O assustador é que, em 2009, quando se lembram os tristes 45 anos do golpe todos os componentes para o reinício de um ciclo de cultivo do EU esta presente e ativos na cenas regional, nacional e internacional. O perigo agora é uma CRISE que ninguém sabe dimensionar e um ente assustador par o indivíduo que se refugia n sua concha contaminada. Um EU que pertence a uma geração desorientada e ainda infeccionada por uma ditadura não curada. Desorientação característica de uma geração que não viveu e experimentou diretamente o Golpe de 1964 e que virou mito para o bem ou para o mal, dependendo do EU que se apropria deste fato e produz uma narrativa a partir dele.

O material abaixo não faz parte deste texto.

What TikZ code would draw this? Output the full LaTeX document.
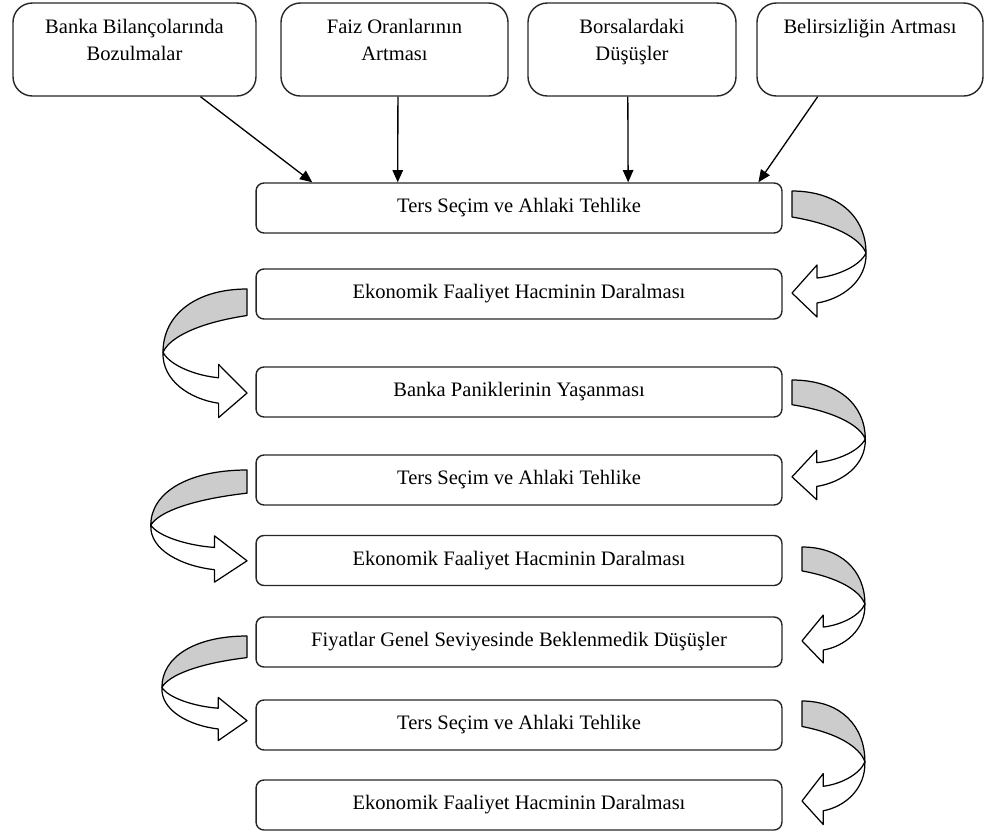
\documentclass[tikz,border=0pt]{standalone}
\usepackage{fontspec}
\setmainfont{Liberation Serif}
\usetikzlibrary{positioning,calc,arrows.meta}

\tikzset{
  causebox/.style={draw=black!85, line width=0.8pt, rounded corners=11pt, minimum height=1.86cm},
  causetxt/.style={anchor=north, align=center, inner sep=0pt, font=\fontsize{11.7}{15.3}\selectfont},
  flowbox/.style={draw=black!85, line width=0.8pt, rounded corners=4.5pt, minimum width=10.52cm, minimum height=1cm, font=\fontsize{11.7}{14}\selectfont},
  feed/.style={-{Triangle[length=7pt,width=6pt]}, line width=0.75pt},
  ribbon/.pic={
    \draw[line width=0.7pt, line join=round, fill=gray!40] (0,0) .. controls (45,0) and (74,25) .. (74,62) .. controls (68,47) and (42,33) .. (0,26) -- cycle;
    \draw[line width=0.7pt, line join=round, fill=white] (74,62) .. controls (68,75) and (45,85) .. (25,87) -- (25,74) -- (0,102) -- (25,126) -- (25,112) .. controls (50,108) and (75,90) .. (74,62) -- cycle;
  }
}

\begin{document}
\begin{tikzpicture}[x=0.02cm, y=-0.02cm]
  \useasboundingbox (0,0) rectangle (991,833);

  % causes on top
  \foreach \x/\w/\t [count=\i] in {134.5/243/{Banka Bilançolarında\\Bozulmalar}, 394.5/227/{Faiz Oranlarının\\Artması}, 632/208/{Borsalardaki\\Düşüşler}, 870/226/{Belirsizliğin Artması}} {
    \node[causebox, minimum width=\w*0.02cm] (c\i) at (\x,49.5) {};
    \node[causetxt] (t\i) at ($(c\i.north)+(0,17)$) {\t};
  }

  % chain of effects
  \foreach \y/\t [count=\i] in {208/Ters Seçim ve Ahlaki Tehlike, 294/Ekonomik Faaliyet Hacminin Daralması, 392/Banka Paniklerinin Yaşanması, 480/Ters Seçim ve Ahlaki Tehlike, 560.5/Ekonomik Faaliyet Hacminin Daralması, 642/Fiyatlar Genel Seviyesinde Beklenmedik Düşüşler, 725/Ters Seçim ve Ahlaki Tehlike, 805/Ekonomik Faaliyet Hacminin Daralması}
    \node[flowbox] (f\i) at (519,\y) {\t};

  \draw[feed] ($(c1.south west)!0.77!(c1.south east)$) -- ($(f1.north west)!0.108!(f1.north east)$);
  \draw[feed] ($(c2.south west)!0.515!(c2.south east)$) -- ($(f1.north west)!0.27!(f1.north east)$);
  \draw[feed] ($(c3.south west)!0.48!(c3.south east)$) -- ($(f1.north west)!0.707!(f1.north east)$);
  \draw[feed] ($(c4.south west)!0.27!(c4.south east)$) -- ($(f1.north west)!0.954!(f1.north east)$);

  % turning arrows
  \pic at (792,191) {ribbon};
  \pic[xscale=-1.135, yscale=1.02] at (247,289) {ribbon};
  \pic[xscale=0.99, yscale=0.95] at (792,380) {ribbon};
  \pic[xscale=-1.3, yscale=0.89] at (247,470) {ribbon};
  \pic[xscale=0.85, yscale=0.92] at (802,547) {ribbon};
  \pic[xscale=-1.15, yscale=0.83] at (247,636) {ribbon};
  \pic[xscale=0.85, yscale=0.98] at (802,701) {ribbon};
\end{tikzpicture}
\end{document}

Ninguém busca fazer a apologia do todo coletivizante e nem do EU solipsista. Para o artista Marcel Duchamp tanto o coletivo como o indivíduo possuem assombrosos potenciais ainda não explorados.
“Sob a aparência, estou tentado dizer sobre o disfarce, de um dos membros da raça humana, o indivíduo é de fato sozinho e único e no qual as características comuns a todos os indivíduos, tomados no conjunto, não possuem nenhuma relação com a explosão solitária de um indivíduo entregue a si mesmo”.
DUCHAMP. Marcel “O artista deve ir à universidade?”[2]
[1] CARVALHO, Maria Lúcia R.D. Escola e Democracia. Subsídios para Um Modelo de Administração segundo as Idéias de M.P. Follet. São Paulo: E.P.U. Campinas, 1979. 102p.
[2] - Texto de uma alocução em inglês pronunciada por Marcel Duchamp, num colóquio organizado em Hofstra em 13 de maio de 1960.
Consta em SANOULLET, Michel. DUCHAMP DU SIGNE réunis et présentés par.. Paris Flammarrion, 1991, pp. 236-239
Traduzido para Victor Hugo Guimarães Rodrigues - professor da FURG - por Círio Simon em 27 de junho de 2004 no contexto do 1o Colóquio dos Dirigentes das Instituições Superior de Arte do Rio Grande o Sul realizado entre 24 e 26 de junho de 2004 no Instituto de Artes da UFRGS.